Available data
· · · · ·

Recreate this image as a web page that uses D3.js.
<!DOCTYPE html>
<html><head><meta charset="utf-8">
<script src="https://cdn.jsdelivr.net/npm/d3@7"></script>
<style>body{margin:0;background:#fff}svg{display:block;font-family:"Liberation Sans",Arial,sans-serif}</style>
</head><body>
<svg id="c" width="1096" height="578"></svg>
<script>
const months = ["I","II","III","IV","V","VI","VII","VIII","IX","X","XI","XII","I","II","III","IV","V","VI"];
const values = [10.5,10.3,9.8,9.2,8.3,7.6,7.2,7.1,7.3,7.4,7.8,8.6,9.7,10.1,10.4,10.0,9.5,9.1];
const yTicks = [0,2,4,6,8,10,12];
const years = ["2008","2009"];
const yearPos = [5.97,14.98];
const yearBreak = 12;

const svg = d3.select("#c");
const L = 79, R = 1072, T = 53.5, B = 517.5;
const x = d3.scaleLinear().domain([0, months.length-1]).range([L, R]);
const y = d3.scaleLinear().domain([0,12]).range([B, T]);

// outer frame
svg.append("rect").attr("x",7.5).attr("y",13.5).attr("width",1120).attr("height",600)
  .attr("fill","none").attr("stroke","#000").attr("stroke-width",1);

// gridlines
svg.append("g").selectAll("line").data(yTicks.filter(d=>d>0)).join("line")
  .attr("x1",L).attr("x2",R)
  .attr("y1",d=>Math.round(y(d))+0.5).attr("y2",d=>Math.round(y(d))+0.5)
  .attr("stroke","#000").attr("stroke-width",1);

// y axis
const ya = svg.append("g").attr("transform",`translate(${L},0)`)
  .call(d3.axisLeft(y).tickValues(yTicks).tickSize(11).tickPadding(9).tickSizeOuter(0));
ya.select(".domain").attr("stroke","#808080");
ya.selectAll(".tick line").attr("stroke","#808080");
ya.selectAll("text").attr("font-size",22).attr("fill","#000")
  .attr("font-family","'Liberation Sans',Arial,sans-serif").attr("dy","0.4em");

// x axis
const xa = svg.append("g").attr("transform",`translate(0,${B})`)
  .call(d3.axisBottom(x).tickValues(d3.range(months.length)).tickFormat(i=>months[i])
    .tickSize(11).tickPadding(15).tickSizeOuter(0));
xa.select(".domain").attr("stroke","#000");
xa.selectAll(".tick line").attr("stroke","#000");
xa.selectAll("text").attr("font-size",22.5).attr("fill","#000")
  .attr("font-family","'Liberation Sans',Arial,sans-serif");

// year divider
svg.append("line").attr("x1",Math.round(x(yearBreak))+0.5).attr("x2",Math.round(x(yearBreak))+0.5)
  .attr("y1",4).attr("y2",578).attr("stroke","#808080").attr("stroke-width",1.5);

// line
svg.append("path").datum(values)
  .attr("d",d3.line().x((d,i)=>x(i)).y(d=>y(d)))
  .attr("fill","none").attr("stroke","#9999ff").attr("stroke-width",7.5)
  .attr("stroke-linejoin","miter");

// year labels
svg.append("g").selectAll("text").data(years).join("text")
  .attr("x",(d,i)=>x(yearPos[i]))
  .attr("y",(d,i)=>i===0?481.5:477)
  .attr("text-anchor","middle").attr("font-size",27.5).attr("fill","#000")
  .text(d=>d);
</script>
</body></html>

· · · · ·

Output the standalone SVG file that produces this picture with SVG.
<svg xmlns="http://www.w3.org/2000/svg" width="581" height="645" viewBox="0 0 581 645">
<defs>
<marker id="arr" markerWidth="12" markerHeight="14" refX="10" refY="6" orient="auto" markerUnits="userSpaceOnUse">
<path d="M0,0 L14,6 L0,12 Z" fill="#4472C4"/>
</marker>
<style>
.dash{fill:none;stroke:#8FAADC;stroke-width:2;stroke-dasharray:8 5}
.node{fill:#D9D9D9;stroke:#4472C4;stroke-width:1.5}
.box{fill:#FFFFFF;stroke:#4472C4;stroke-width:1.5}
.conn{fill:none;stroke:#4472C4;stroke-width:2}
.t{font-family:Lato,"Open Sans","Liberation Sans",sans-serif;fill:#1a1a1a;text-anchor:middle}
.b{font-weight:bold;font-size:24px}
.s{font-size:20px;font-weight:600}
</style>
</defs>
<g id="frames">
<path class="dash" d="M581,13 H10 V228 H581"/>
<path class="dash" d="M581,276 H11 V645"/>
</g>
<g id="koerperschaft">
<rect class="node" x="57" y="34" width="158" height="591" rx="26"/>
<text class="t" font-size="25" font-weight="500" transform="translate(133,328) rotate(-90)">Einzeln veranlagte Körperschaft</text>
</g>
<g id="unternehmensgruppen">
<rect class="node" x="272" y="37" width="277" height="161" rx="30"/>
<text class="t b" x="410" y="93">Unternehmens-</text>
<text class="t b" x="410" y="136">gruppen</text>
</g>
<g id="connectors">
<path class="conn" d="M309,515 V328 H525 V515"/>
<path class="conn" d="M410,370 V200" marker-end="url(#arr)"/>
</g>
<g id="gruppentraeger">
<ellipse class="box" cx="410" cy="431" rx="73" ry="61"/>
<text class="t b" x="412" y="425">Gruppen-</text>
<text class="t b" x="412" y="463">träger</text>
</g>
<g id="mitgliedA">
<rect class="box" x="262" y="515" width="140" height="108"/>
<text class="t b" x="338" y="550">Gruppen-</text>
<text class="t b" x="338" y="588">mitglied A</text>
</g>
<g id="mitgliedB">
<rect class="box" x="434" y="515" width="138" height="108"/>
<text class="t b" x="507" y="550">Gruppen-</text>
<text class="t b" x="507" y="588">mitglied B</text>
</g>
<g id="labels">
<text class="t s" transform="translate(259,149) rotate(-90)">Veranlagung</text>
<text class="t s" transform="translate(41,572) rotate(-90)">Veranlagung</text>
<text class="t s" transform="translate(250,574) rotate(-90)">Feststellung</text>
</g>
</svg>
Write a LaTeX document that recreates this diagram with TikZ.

· · · · ·

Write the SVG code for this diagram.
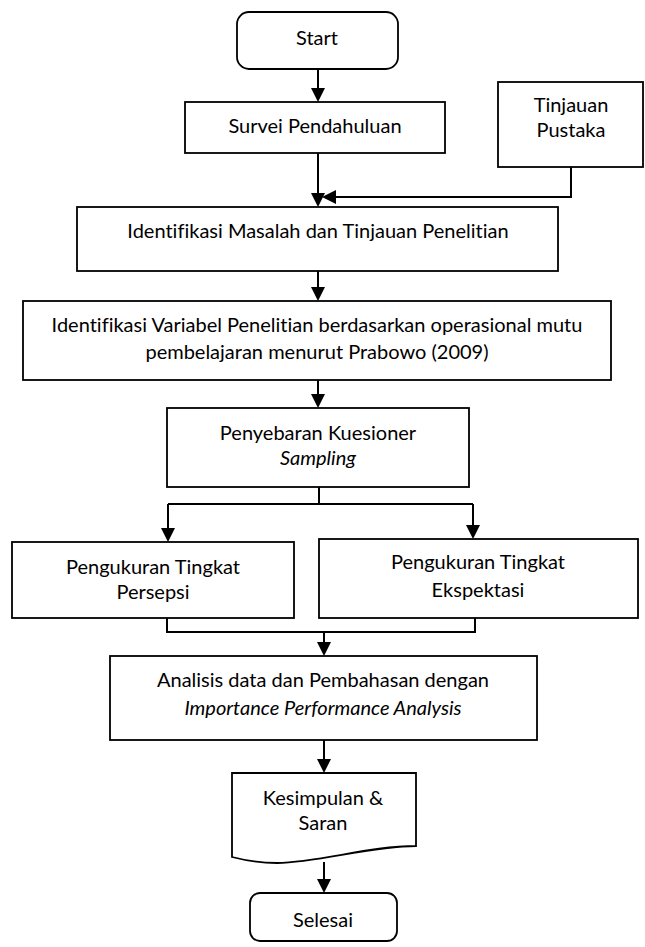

· · · · ·

To do
Locate all lines in the listing above with the word "this" and copy them.

Task result
Recreate this image as a web page that uses D3.js.
Output the standalone SVG file that produces this picture with SVG.
Write a LaTeX document that recreates this diagram with TikZ.
Write the SVG code for this diagram.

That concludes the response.